Microsoft provides certificate for BPOS-Federal service suite
Microsoft has produced a FISMA certificate for its Business Productivity Online Suite (BPOS-F) allowing it to receive the Authorisation To Operate (ATO) required so that it can be used by US authorities. Shortly after the successor to BPOS, Office 365, went into open beta testing the company provided the certificate which will allow for the use of its services including SharePoint Online, Exchange Online, and Office Communications Online as applications for public officials. Without the ATO, US officials cannot assume that a program package or service suite is sufficiently secure for its needs and are therefore not allowed to use it. Nevertheless, it seems that Microsoft had already won over the US Department of Agriculture as a customer for BPOS even before receiving certification; the DOA is providing its 120,000 staff members with access to Microsoft's cloud services.
On its US website for software for public officials, Microsoft heavily promotes Office 365. While the company has announced that it will address FISMA certification for this new suite immediately after it is launched, but BPOS-F itself shows how much ground has to be made up in certification after such a product is released. The Lync Server long ago replaced one part of the suite, Office Communication Server, in Microsoft's catalog for non-government customers, but OCS still has to be used in BPOS-F as it is the most modern communication server with certification.

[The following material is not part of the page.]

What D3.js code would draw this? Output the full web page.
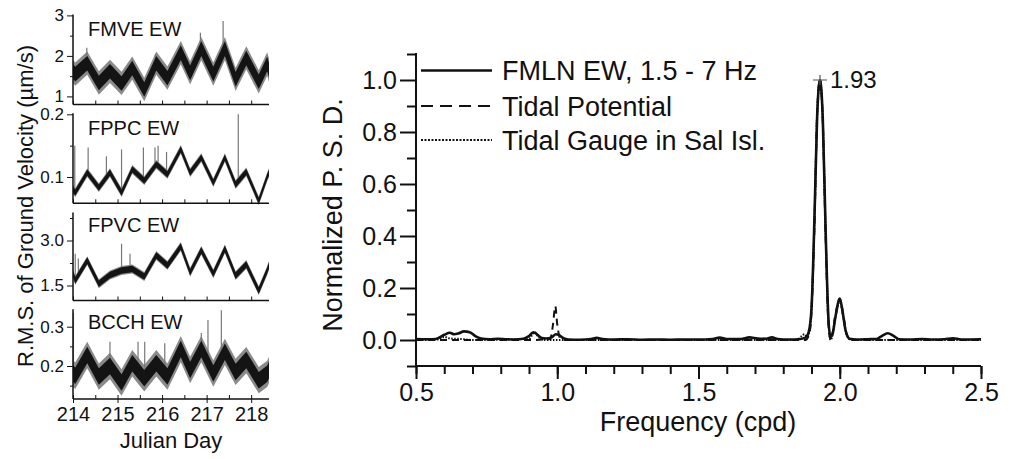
<!DOCTYPE html>
<html>
<head>
<meta charset="utf-8">
<script src="https://cdn.jsdelivr.net/npm/d3@7"></script>
<style>
  body { margin: 0; background: #fff; }
  svg { display: block; font-family: "Liberation Sans", Arial, sans-serif; }
  .axis path, .axis line { stroke: #111; }
  .axis text { fill: #111; }
</style>
</head>
<body>
<svg id="chart" width="1009" height="459"></svg>
<script>
// ---- left panels: RMS of ground velocity vs Julian day ----
const days = [214.0, 214.05, 214.32, 214.58, 214.83, 215.09, 215.33, 215.6, 215.87, 216.12,
              216.42, 216.63, 216.88, 217.15, 217.41, 217.65, 217.89, 218.17, 218.36, 218.4];
const fmveMid = [1.62, 1.55, 1.82, 1.33, 1.62, 1.32, 1.7, 1.17, 1.82, 1.45, 2.08, 1.58, 2.18, 1.55, 2.18, 1.42, 1.95, 1.36, 1.8, 1.65];
const fppcMid = [0.08, 0.075, 0.107, 0.083, 0.107, 0.075, 0.112, 0.094, 0.12, 0.104, 0.144, 0.107, 0.131, 0.091, 0.131, 0.088, 0.108, 0.062, 0.1, 0.107];
const fpvcMid = [1.89, 1.67, 2.33, 1.56, 1.85, 2.0, 2.05, 1.8, 2.5, 2.17, 2.8, 1.94, 2.67, 1.89, 2.72, 1.83, 2.2, 1.33, 2.0, 2.17];
const bcchMid = [0.181, 0.175, 0.228, 0.173, 0.2, 0.158, 0.207, 0.169, 0.207, 0.173, 0.243, 0.19, 0.243, 0.181, 0.236, 0.185, 0.215, 0.164, 0.18, 0.19];
const bandHalf = [0.18, 0.005, 0.11, 0.021];   // half thickness of the noisy band
const fuzzScale = [1.6, 1.4, 1.35, 1.6];        // grey halo around the band
const fmveSpikes = [[214.31, 2.2], [215.85, 2.05], [216.86, 2.57], [217.37, 2.86], [218.34, 1.98]];
const fppcSpikes = [[214.04, 0.15], [214.34, 0.147], [214.75, 0.133], [215.09, 0.144], [215.58, 0.147],
                    [215.84, 0.147], [215.91, 0.15], [216.1, 0.14], [217.71, 0.2]];
const fpvcSpikes = [[214.05, 2.56], [214.12, 2.4], [215.09, 2.89], [215.28, 2.56]];
const bcchSpikes = [[214.01, 0.335], [214.83, 0.262], [215.46, 0.262], [215.61, 0.262], [216.06, 0.258],
                    [216.88, 0.284], [217.03, 0.317], [217.33, 0.342]];
const stationNames = ['FMVE EW', 'FPPC EW', 'FPVC EW', 'BCCH EW'];
const dayTicks = [214, 215, 216, 217, 218];

// ---- right panel: normalized PSD vs frequency ----
const fmlnFreq = [0.50,0.54,0.57,0.60,0.62,0.635,0.65,0.67,0.69,0.71,0.73,0.76,0.79,0.82,0.85,0.88,0.90,0.915,0.93,0.945,
  0.96,0.98,0.995,1.005,1.02,1.04,1.08,1.12,1.14,1.16,1.20,1.25,1.30,1.35,1.40,1.45,1.50,1.55,1.575,1.60,
  1.65,1.68,1.71,1.74,1.76,1.78,1.82,1.86,1.88,1.89,1.90,1.91,1.92,1.93,1.94,1.95,1.96,1.967,1.975,1.985,
  2.00,2.01,2.02,2.035,2.06,2.10,2.13,2.15,2.17,2.19,2.21,2.25,2.29,2.33,2.37,2.40,2.43,2.50];
const fmlnPsd = [0.004,0.003,0.004,0.02,0.028,0.022,0.025,0.033,0.03,0.015,0.006,0.003,0.005,0.003,0.002,0.005,0.015,0.03,0.02,0.008,
  0.006,0.01,0.022,0.02,0.008,0.002,0.001,0.004,0.008,0.004,0.002,0.003,0.001,0.002,0.001,0.002,0.002,0.004,0.009,0.004,
  0.004,0.01,0.006,0.005,0.01,0.004,0.002,0.004,0.01,0.03,0.12,0.45,0.86,1.0,0.85,0.42,0.08,0.012,0.025,0.09,
  0.158,0.11,0.04,0.005,0.002,0.003,0.004,0.016,0.026,0.016,0.003,0.002,0.004,0.002,0.003,0.007,0.002,0.003];
const potFreq = [0.50,0.90,0.975,0.985,0.993,1.0,1.01,1.03,1.88,1.895,1.91,1.92,1.93,1.94,1.95,1.96,1.968,1.985,2.0,2.012,2.025,2.04,2.50];
const potPsd  = [0,0,0.004,0.06,0.13,0.06,0.008,0,0,0.04,0.42,0.87,1.0,0.84,0.4,0.06,0,0.1,0.16,0.1,0.02,0,0];
const gaugeFreq = [0.50,0.58,0.60,0.62,0.66,0.70,0.90,0.92,0.935,0.96,1.85,1.865,1.875,1.885,1.895,1.91,1.92,1.93,1.94,1.95,
  1.96,1.968,1.985,2.0,2.012,2.025,2.04,2.50];
const gaugePsd  = [0,0.002,0.012,0.006,0.004,0,0.005,0.03,0.01,0,0,0.015,0.022,0.012,0.05,0.43,0.87,1.0,0.84,0.41,
  0.07,0,0.09,0.15,0.09,0.02,0,0];
const legendLabels = ['FMLN EW, 1.5 - 7 Hz', 'Tidal Potential', 'Tidal Gauge in Sal Isl.'];
const peakFreq = 1.93, peakValue = 1.0;

const svg = d3.select('#chart');
const zip = (xs, ys) => xs.map((v, i) => [v, ys[i]]);

// ================= left stack =================
const xDay = d3.scaleLinear().domain([214, 218.4]).range([73, 269]);
const panels = [
  { mid: fmveMid, spikes: fmveSpikes, dom: [0.8, 3.0],   rng: [104.5, 15.4], major: [1, 2, 3],    minor: [1.5, 2.5],   fmt: d3.format('d'),   labY: 36 },
  { mid: fppcMid, spikes: fppcSpikes, dom: [0.058, 0.2], rng: [203.3, 114.3], major: [0.1, 0.2], minor: [0.15],       fmt: d3.format('.1f'), labY: 134.5 },
  { mid: fpvcMid, spikes: fpvcSpikes, dom: [1.0, 3.9],   rng: [300.5, 213.5], major: [1.5, 3.0], minor: [2.25, 3.75], fmt: d3.format('.1f'), labY: 232 },
  { mid: bcchMid, spikes: bcchSpikes, dom: [0.116, 0.342], rng: [399, 310.2], major: [0.2, 0.3], minor: [0.15, 0.25], fmt: d3.format('.1f'), labY: 329 }
];

panels.forEach((p, i) => {
  const y = d3.scaleLinear().domain(p.dom).range(p.rng);
  const g = svg.append('g');
  const pts = zip(days, p.mid);
  const hw = bandHalf[i];

  // grey fuzz around the band
  g.append('path')
    .datum(pts)
    .attr('fill', '#8a8a8a')
    .attr('d', d3.area().x(d => xDay(d[0])).y0(d => y(d[1] - hw * fuzzScale[i])).y1(d => y(d[1] + hw * fuzzScale[i])));
  // spikes
  const bis = d3.bisector(d => d[0]).left;
  g.selectAll('line.spike').data(p.spikes).join('line')
    .attr('class', 'spike')
    .attr('x1', d => xDay(d[0])).attr('x2', d => xDay(d[0]))
    .attr('y1', d => y(d[1]))
    .attr('y2', d => {
      const k = Math.max(1, bis(pts, d[0]));
      const a = pts[k - 1], b = pts[k];
      const t = (d[0] - a[0]) / (b[0] - a[0]);
      return y(a[1] + t * (b[1] - a[1]));
    })
    .attr('stroke', '#777').attr('stroke-width', 1.2);
  // dark band
  g.append('path')
    .datum(pts)
    .attr('fill', '#141414')
    .attr('d', d3.area().x(d => xDay(d[0])).y0(d => y(d[1] - hw)).y1(d => y(d[1] + hw)));

  // left axis
  const ay = g.append('g').attr('class', 'axis').attr('transform', 'translate(73,0)');
  ay.call(d3.axisLeft(y).tickValues(p.minor).tickSize(3).tickFormat(''));
  const ayMaj = g.append('g').attr('class', 'axis').attr('transform', 'translate(73,0)')
    .call(d3.axisLeft(y).tickValues(p.major).tickSize(6).tickPadding(3).tickFormat(p.fmt));
  ayMaj.select('.domain').remove();
  ay.select('.domain').attr('d', `M0,${p.rng[0]}V${p.rng[1] - 1}`).attr('stroke-width', 1.5);
  ayMaj.selectAll('text').style('font-size', '17px');

  // bottom axis with inward ticks
  const ax = g.append('g').attr('class', 'axis').attr('transform', `translate(0,${p.rng[0]})`);
  ax.call(d3.axisBottom(xDay).tickValues(d3.range(214, 218.41, 0.5)).tickSize(-4).tickFormat(''));
  ax.select('.domain').attr('d', `M73,0H269`).attr('stroke-width', 1.5);
  if (i === 3) {
    const axl = g.append('g').attr('class', 'axis').attr('transform', `translate(0,${p.rng[0]})`)
      .call(d3.axisBottom(xDay).tickValues(dayTicks).tickSize(4).tickPadding(4).tickFormat(d3.format('d')));
    axl.select('.domain').remove();
    axl.selectAll('text').style('font-size', '20px');
  }

  g.append('text')
    .attr('x', 88).attr('y', p.labY)
    .attr('fill', '#111')
    .style('font-size', '20px')
    .text(stationNames[i]);
});

svg.append('text')
  .attr('transform', 'translate(33,206) rotate(-90)')
  .attr('text-anchor', 'middle')
  .attr('fill', '#111')
  .style('font-size', '22px')
  .text('R.M.S. of Ground Velocity (\u00b5m/s)');
svg.append('text')
  .attr('x', 171).attr('y', 448)
  .attr('text-anchor', 'middle')
  .attr('fill', '#111')
  .style('font-size', '22px')
  .text('Julian Day');

// ================= right panel =================
const x = d3.scaleLinear().domain([0.5, 2.5]).range([416, 981]);
const y = d3.scaleLinear().domain([-0.1, 1.1]).range([366, 54]);
const right = svg.append('g');

// axes
const xMinor = right.append('g').attr('class', 'axis').attr('transform', 'translate(0,366)')
  .call(d3.axisBottom(x).tickValues(d3.range(0.5, 2.51, 0.1)).tickSize(8).tickFormat(''));
xMinor.select('.domain').attr('d', 'M416,0H981');
const xMajor = right.append('g').attr('class', 'axis').attr('transform', 'translate(0,366)')
  .call(d3.axisBottom(x).tickValues([0.5, 1.0, 1.5, 2.0, 2.5]).tickSize(13).tickPadding(4).tickFormat(d3.format('.1f')));
xMajor.select('.domain').remove();
xMajor.selectAll('text').style('font-size', '25px');

const yMinor = right.append('g').attr('class', 'axis').attr('transform', 'translate(416,0)')
  .call(d3.axisLeft(y).tickValues([-0.1, 0.1, 0.3, 0.5, 0.7, 0.9, 1.1]).tickSize(9).tickFormat(''));
yMinor.select('.domain').attr('d', 'M0,366V53');
const yMajor = right.append('g').attr('class', 'axis').attr('transform', 'translate(416,0)')
  .call(d3.axisLeft(y).tickValues([0, 0.2, 0.4, 0.6, 0.8, 1.0]).tickSize(16).tickPadding(3).tickFormat(d3.format('.1f')));
yMajor.select('.domain').remove();
yMajor.selectAll('text').style('font-size', '25px');
right.selectAll('.axis path, .axis line').attr('stroke-width', 2);

// curves
const line = d3.line().x(d => x(d[0])).y(d => y(d[1])).curve(d3.curveMonotoneX);
const series = [
  { pts: zip(fmlnFreq, fmlnPsd), dash: null, w: 2.6 },
  { pts: zip(potFreq, potPsd), dash: '7,5', w: 2 },
  { pts: zip(gaugeFreq, gaugePsd), dash: '1.5,1.5', w: 2 }
];
series.slice().reverse().forEach(s => {
  right.append('path')
    .datum(s.pts)
    .attr('fill', 'none')
    .attr('stroke', '#111')
    .attr('stroke-width', s.w)
    .attr('stroke-dasharray', s.dash)
    .attr('d', line);
});

// peak marker and label
right.append('path')
  .attr('d', `M${x(peakFreq) - 7},${y(peakValue)}H${x(peakFreq) + 7}M${x(peakFreq)},${y(peakValue) - 5}V${y(peakValue) + 5}`)
  .attr('stroke', '#555').attr('stroke-width', 1.2);
right.append('text')
  .attr('x', x(peakFreq) + 10).attr('y', y(peakValue) + 8)
  .attr('fill', '#111')
  .style('font-size', '24px')
  .text(peakFreq.toFixed(2));

// legend
const legend = right.append('g');
const dashes = [null, '12,7', '2,1.5'];
const rowY = [70.5, 106, 140];
legendLabels.forEach((t, i) => {
  legend.append('line')
    .attr('x1', 421).attr('x2', 492).attr('y1', rowY[i]).attr('y2', rowY[i])
    .attr('stroke', '#111').attr('stroke-width', i === 0 ? 2.6 : 2)
    .attr('stroke-dasharray', dashes[i]);
  legend.append('text')
    .attr('x', 502).attr('y', rowY[i] + 9.5)
    .attr('fill', '#111')
    .style('font-size', '27px')
    .text(t);
});

// titles
right.append('text')
  .attr('x', 698).attr('y', 431)
  .attr('text-anchor', 'middle')
  .attr('fill', '#111')
  .style('font-size', '27px')
  .text('Frequency (cpd)');
right.append('text')
  .attr('transform', 'translate(342,215) rotate(-90)')
  .attr('text-anchor', 'middle')
  .attr('fill', '#111')
  .style('font-size', '27px')
  .text('Normalized P. S. D.');
</script>
</body>
</html>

A few days ago, Microsoft's vice president charged that Google does not actually have the FISMA certificate it claims to provide for its cloud services for public officials and accused the search engine giant of misleading its customers. Google denies the charges and says that its Google Apps for Government is merely a better protected version of the "normal" Google Apps, which is itself certified. Google says the specific certificate for the special governmental version is currently being worked on, but is not finished. Recently, Google asked a court to intervene because it felt that a request for proposals from the government unfairly advantaged Microsoft's web services subscription. The investigation revealed that the US Department of the Interior considered Microsoft's cloud services to be safer than Google's even though Google had a certificate and Microsoft did not.